A Multidimensional Analysis of Swarm Dynamics in a Reinforcement Learning-Based Metaheuristic

Resumo

Traditional assessments of metaheuristics typically focus on performance metrics when solving benchmark problems, with limited attention to the underlying mechanisms that drive collective intelligence. This performance-centric approach fails to indicate why certain metaheuristics are successful in specific scenarios and provides minimal guidance for improving their design. To better understand these inner dynamics, we conducted a multidimensional analysis of the swarm dynamics in a Reinforcement Learning-based metaheuristic that can combine search behaviors from different Swarm Intelligence metaheuristics.
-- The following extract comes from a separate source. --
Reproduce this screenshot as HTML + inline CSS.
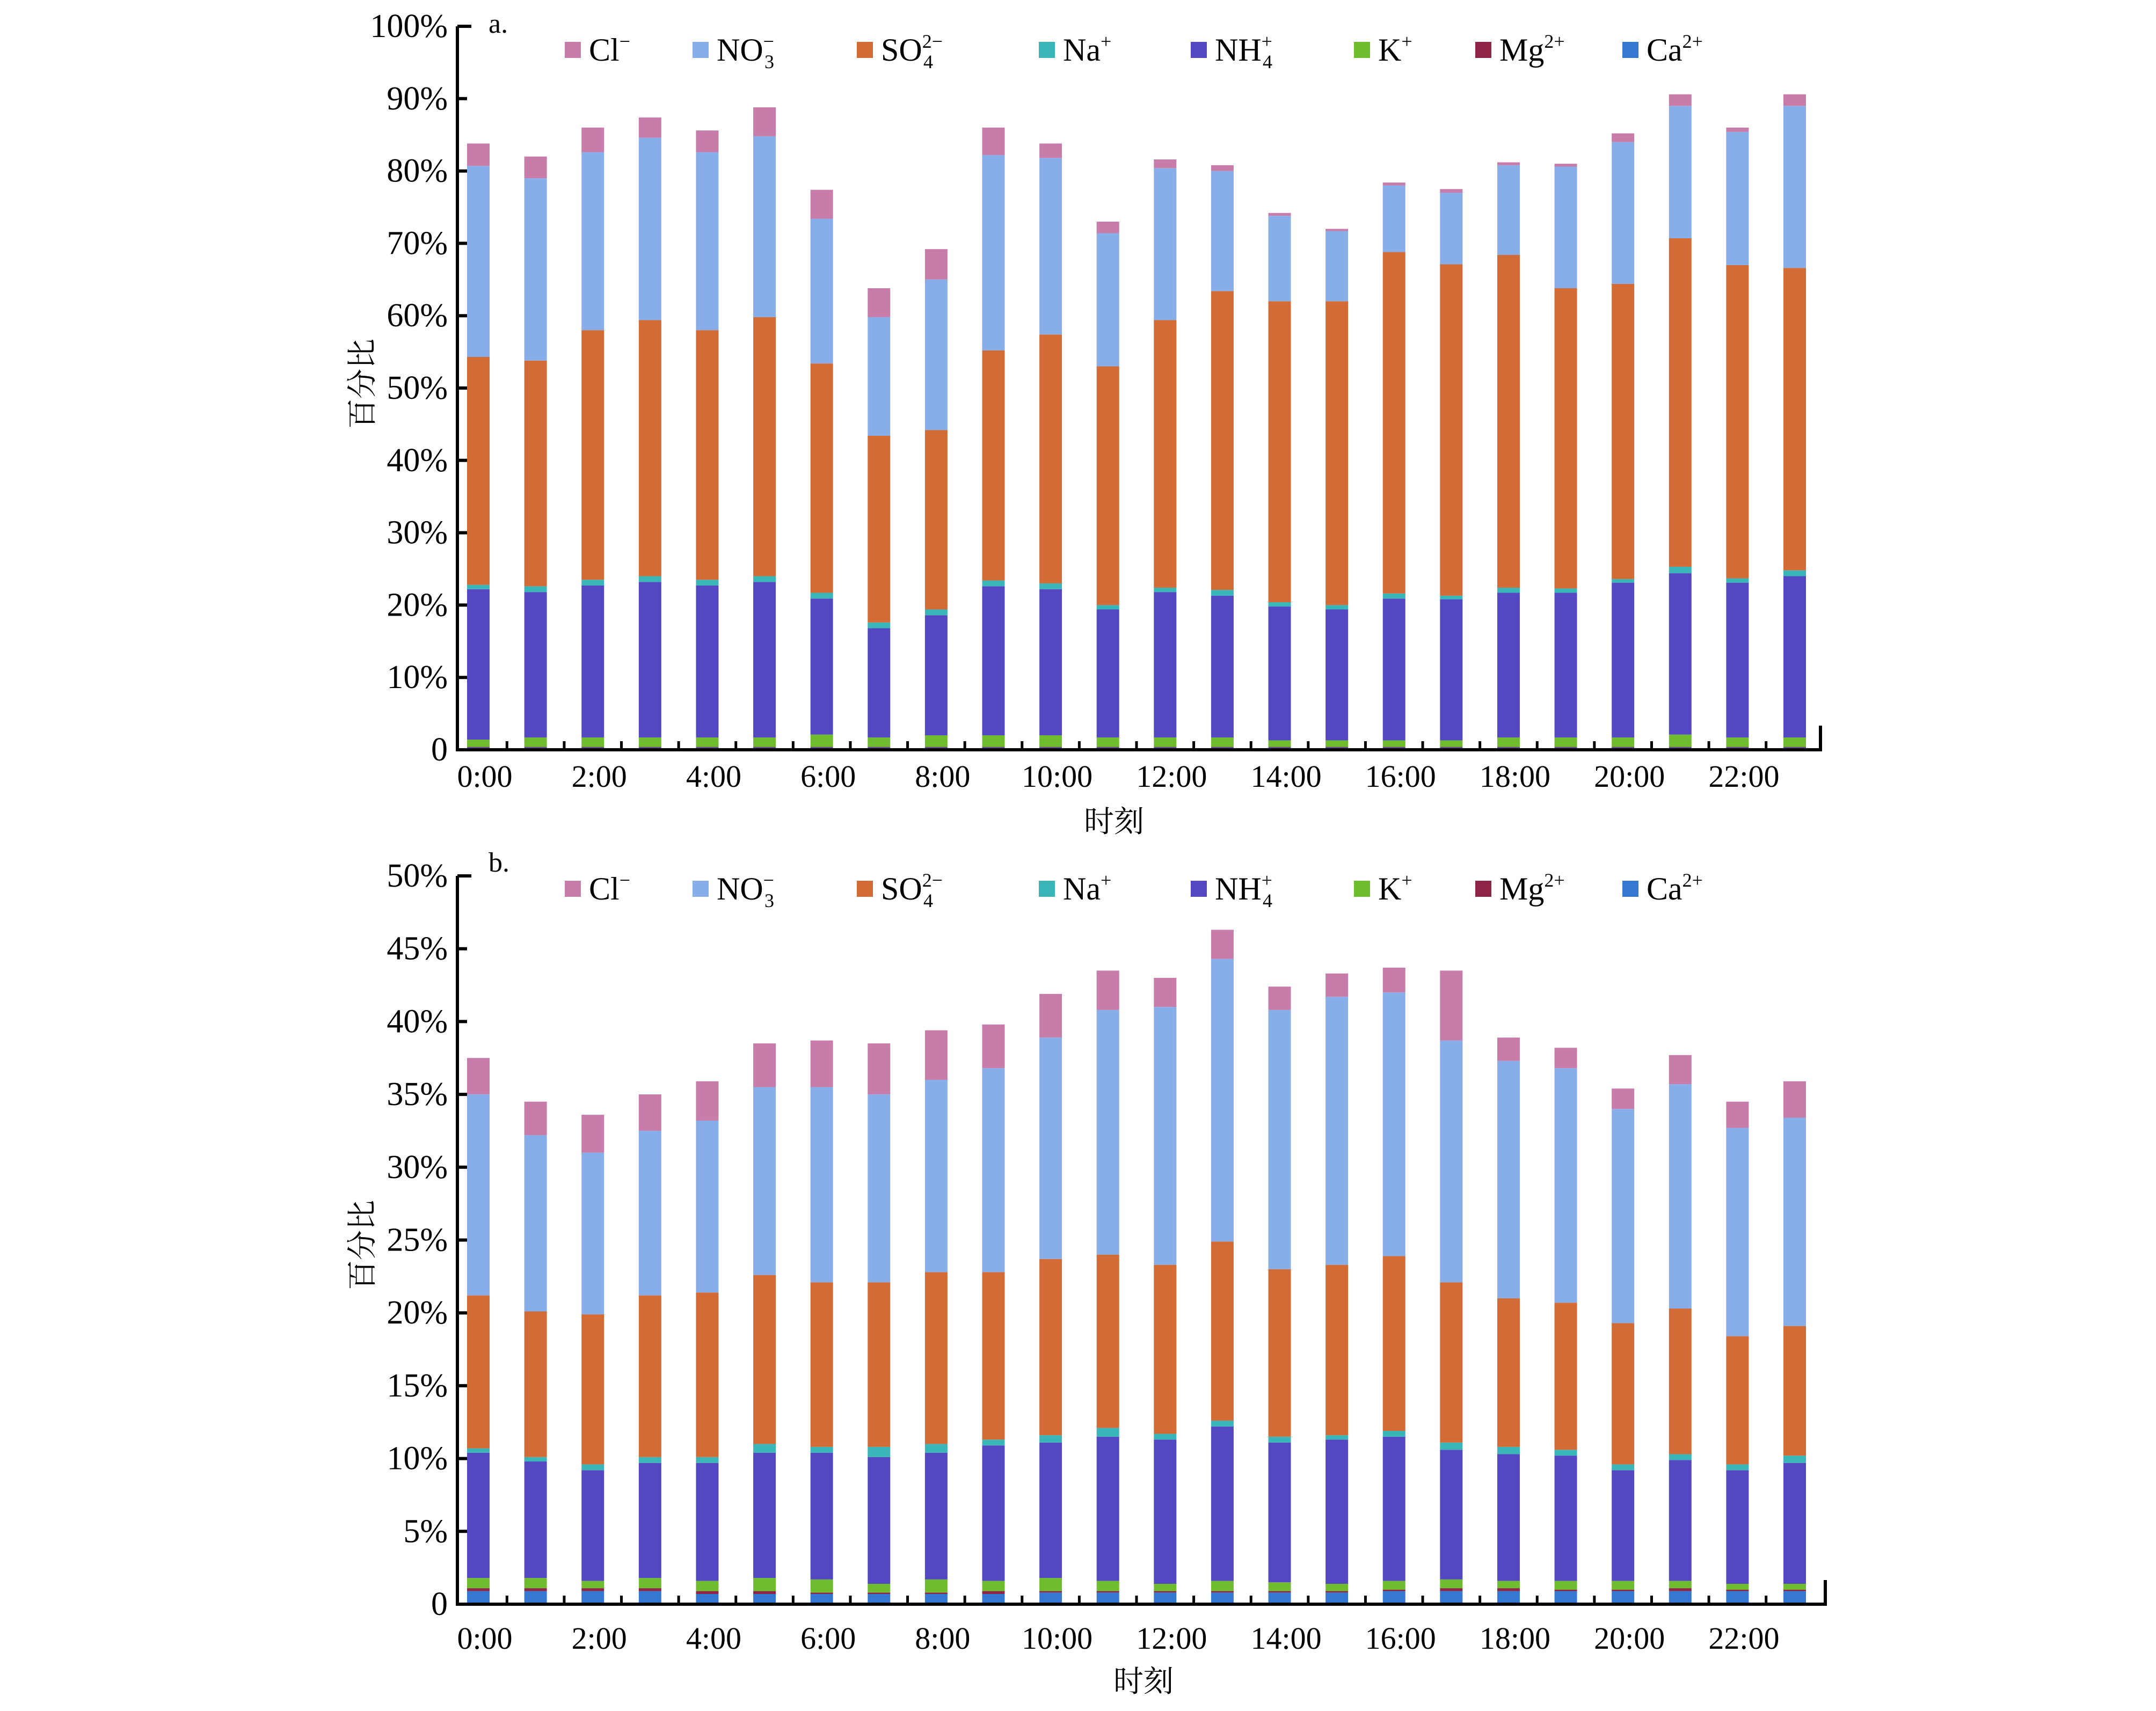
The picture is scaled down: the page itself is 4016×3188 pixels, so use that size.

Using Interaction Networks, Search Trajectory Networks, Improvement Frequency, and Population Turnover metrics simultaneously, we reveal how the RL approach dynamically switches between different swarm behaviors depending on the problem. Our results demonstrate that the RL-based metaheuristic matches the performance of the most effective specialised algorithm for each benchmark function by adaptively mimicking its social interaction patterns, search trajectories, and fitness development. We show that for the F1 function, the RL approach adopts behaviors similar to GWO, while for the F2 function, it transitions to GPSO-like patterns, aligning with the expected best-performing characteristics reported in the literature. This multidimensional approach provides insights into how adaptive metaheuristics combine different behaviours at optimisation stages, suggesting a pathway toward self-adaptive metaheuristics that automatically select optimal search strategies according to the simulation scenario.